Now everyone has their limits. Midnight? Why? But isn’t that what friends do? I wouldn’t go to just anyone’s house at midnight. I must know that the house I am going to will open it’s doors for me when I get there, or else I’ll stay home. That boldness only comes with genuine friendship. Hence the midnight visitor. But begging for bread at midnight? That’s another level of boldness! And unfortunately for this guy, his boldness did nothing to help him. His friend was in bed and didn’t care if he froze in the cold. There are friends like that. Their standards are so high, they break it for no one. Those high standards are loyal to their standards alone, after all, you must know that the reason I’ll have bread in my house is because I’m always ready for anything, and you’re not. Besides, it’s midnight and I don’t take any calls after 10pm. But at the end, he succumbs to the pressure and gets up to attend to his friend. It’s easy for anyone to pick out from the story though he won’t do it for friendship’s sake’, so why did he do it? . . . because of your shameless persistence. 

Friendship is the place to hide my shame

Where else can I be vulnerable? Where else will I let my hair down? Where else would I never be ashamed of my weaknesses, except in the company of friends? It takes a true friend to recognise your shame and act to cover it. The man didn’t have to answer no matter how hard his door was banged. He could have released the dogs in response. But he didn’t. He got up, and attended to his friend, because he wouldn’t let his friend go back home naked from exposing his shame at his door. That is friendship. The friend who shamelessly persisted must have known that his friend’s house was his only place of refuge, where his shame will be covered. He must have known that his friend, despite the high standards he had, would at some point give in to his call for help. And he, for the sake of another friend who he let into his home at midnight, was not ashamed to be shameless, to meet the need of that friend. That is friendship; the confidence that never fails you in the end.

As I think on these stories, my mind is drawn to the friendships I share. In my small corner, God has blessed me with people who I can undoubtedly call friends. Those who will bring the bread to my house at midnight, and those who will stay in bed and throw their house keys down. Those who will break through any roof to get me into the presence of the One who is able to fix me. Yes, I am blessed. And as I think about these friends, one readily comes to mind.

U58
“That Igbo Chic”

This friend of mine is an embodiment of intercession. She takes upon herself your bothers and begins to weep about them in prayer like her life depended on it. She will break the roof and break it again to make sure you’re placed right in the centre where Jesus is standing. And Jesus must attend to you, whether He likes it or not, and she will make sure He does. This friend of mine will not open the door for me at midnight, she has very high standards. In fact, she might insult me in the process of telling me she’s not coming to the door. But it’s her house I’ll end up anyway, because I know that after I have banged her door like I will always shamelessly do, she’ll get up, in the end, and attend to me. That’s my friend. And I am blessed.
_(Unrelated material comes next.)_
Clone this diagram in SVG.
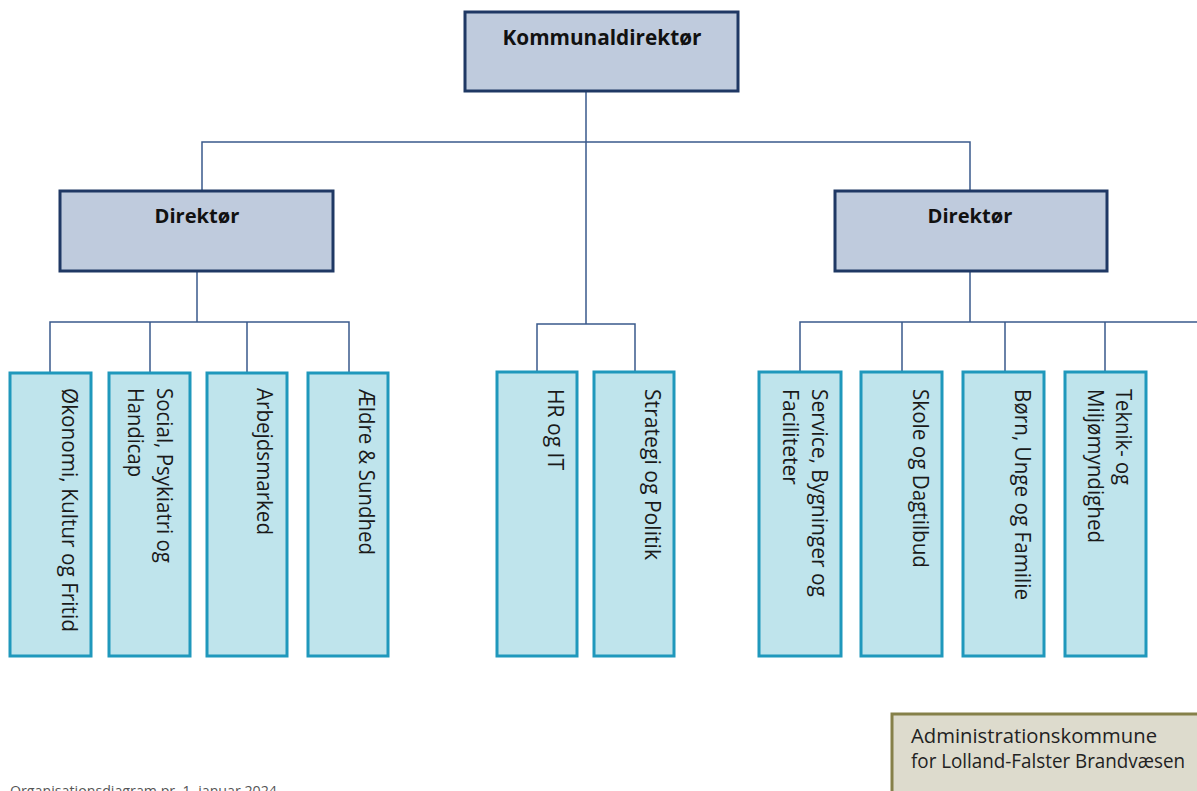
<svg xmlns="http://www.w3.org/2000/svg" width="1197" height="791" viewBox="0 0 1197 791">
<style>
.top{fill:#BFCBDD;stroke:#1F3864;stroke-width:3}
.leaf{fill:#BFE4EC;stroke:#1F98BC;stroke-width:3}
.note{fill:#DDDBCD;stroke:#858049;stroke-width:3}
.conn{fill:none;stroke:#3A5A8C;stroke-width:1.5}
.bt{font-family:"Open Sans","Noto Sans",sans-serif;font-weight:bold;fill:#111}
.lt{font-family:"Open Sans","Noto Sans",sans-serif;font-size:22px;fill:#1a1a1a}
.nt{font-family:"Open Sans","Noto Sans",sans-serif;font-size:20px;fill:#222}
</style>
<rect width="1197" height="791" fill="#ffffff"/>
<g id="connectors">
<path class="conn" d="M586 91V324M202 191V142H970V191"/>
<path class="conn" d="M197 271V322M50 373V322H349V373M150 322V373M247 322V373"/>
<path class="conn" d="M537 372V324H635V372"/>
<path class="conn" d="M970 271V322M800 373V322H1197M902 322V373M1005 322V373M1105 322V373"/>
</g>
<g id="kommunaldirektor">
<rect class="top" x="465" y="12" width="273" height="79"/>
<text class="bt" x="602" y="45" font-size="22" text-anchor="middle" textLength="199" lengthAdjust="spacingAndGlyphs">Kommunaldirektør</text>
</g>
<g id="direktor-left">
<rect class="top" x="60" y="191" width="273" height="80"/>
<text class="bt" x="197" y="223" font-size="20" text-anchor="middle" textLength="85" lengthAdjust="spacingAndGlyphs">Direktør</text>
</g>
<g id="direktor-right">
<rect class="top" x="835" y="191" width="272" height="80"/>
<text class="bt" x="970" y="223" font-size="20" text-anchor="middle" textLength="85" lengthAdjust="spacingAndGlyphs">Direktør</text>
</g>
<g id="okonomi">
<rect class="leaf" x="10" y="373" width="81" height="283"/>
<text class="lt" transform="translate(62 388) rotate(90)" textLength="244" lengthAdjust="spacingAndGlyphs">Økonomi, Kultur og Fritid</text>
</g>
<g id="social">
<rect class="leaf" x="109" y="373" width="81" height="283"/>
<text class="lt" transform="translate(157 388) rotate(90)" textLength="175" lengthAdjust="spacingAndGlyphs">Social, Psykiatri og</text>
<text class="lt" transform="translate(128 388) rotate(90)" textLength="89" lengthAdjust="spacingAndGlyphs">Handicap</text>
</g>
<g id="arbejdsmarked">
<rect class="leaf" x="207" y="373" width="80" height="283"/>
<text class="lt" transform="translate(257 388) rotate(90)" textLength="147" lengthAdjust="spacingAndGlyphs">Arbejdsmarked</text>
</g>
<g id="aeldre">
<rect class="leaf" x="308" y="373" width="80" height="283"/>
<text class="lt" transform="translate(359 389) rotate(90)" textLength="166" lengthAdjust="spacingAndGlyphs">Ældre &amp; Sundhed</text>
</g>
<g id="hr">
<rect class="leaf" x="497" y="372" width="80" height="284"/>
<text class="lt" transform="translate(548 389) rotate(90)" textLength="81" lengthAdjust="spacingAndGlyphs">HR og IT</text>
</g>
<g id="strategi">
<rect class="leaf" x="594" y="372" width="80" height="284"/>
<text class="lt" transform="translate(645 389) rotate(90)" textLength="171" lengthAdjust="spacingAndGlyphs">Strategi og Politik</text>
</g>
<g id="service">
<rect class="leaf" x="759" y="372" width="82" height="284"/>
<text class="lt" transform="translate(812 389) rotate(90)" textLength="208" lengthAdjust="spacingAndGlyphs">Service, Bygninger og</text>
<text class="lt" transform="translate(783 389) rotate(90)" textLength="96" lengthAdjust="spacingAndGlyphs">Faciliteter</text>
</g>
<g id="skole">
<rect class="leaf" x="861" y="372" width="81" height="284"/>
<text class="lt" transform="translate(913 389) rotate(90)" textLength="179" lengthAdjust="spacingAndGlyphs">Skole og Dagtilbud</text>
</g>
<g id="born">
<rect class="leaf" x="963" y="372" width="81" height="284"/>
<text class="lt" transform="translate(1015 389) rotate(90)" textLength="211" lengthAdjust="spacingAndGlyphs">Børn, Unge og Familie</text>
</g>
<g id="teknik">
<rect class="leaf" x="1065" y="372" width="81" height="284"/>
<text class="lt" transform="translate(1116 389) rotate(90)" textLength="96" lengthAdjust="spacingAndGlyphs">Teknik- og</text>
<text class="lt" transform="translate(1088 389) rotate(90)" textLength="154" lengthAdjust="spacingAndGlyphs">Miljømyndighed</text>
</g>
<g id="administrationskommune">
<rect class="note" x="892" y="714" width="320" height="100"/>
<text class="nt" x="911" y="743" textLength="246" lengthAdjust="spacingAndGlyphs">Administrationskommune</text>
<text class="nt" x="911" y="768" textLength="274" lengthAdjust="spacingAndGlyphs">for Lolland-Falster Brandvæsen</text>
</g>
<g id="footer">
<text x="10" y="796" font-family="Open Sans, sans-serif" font-size="14" fill="#555" textLength="267" lengthAdjust="spacingAndGlyphs">Organisationsdiagram pr. 1. januar 2024</text>
</g>
</svg>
As you take the time to evaluate your friendships today, do one more thing: ask yourself if you are the best of friends you can ever be. Ask yourself what you would do to be the friend someone might need. Ask yourself:

Would I be my friend if I was someone else?


Happy Birthday Ugochi Mary-Jane Okorie. Thinking of you today inspired this piece, and I’m a proud friend. 

10 thoughts on “Friendship Goals

  1. He places the solitary in families for a reason. Not just the people we share blood ties with.

    True friendship is a gift, sisterhood deeper!

    Thank you T-gal. God bless Ugochi

    Liked by 1 person

  2. WHAT??!! 😱 3,376 FRIENDS?! From where? The 457 friends I had when I was Facebook was too much for me, I remember unfriending quite a lot of people. The fact that you are my friend, I’m good with that.😊😚😋
    Love you sis.

    Like

  3. This reminds me of me in so many ways! I’m so sticky too and my husband says it every time, like it’s a bad thing. He doesn’t know how blessed I am to have friends that will do almost anything for me. I miss you sis and Ugochi is a beautiful human being, God bless her this year!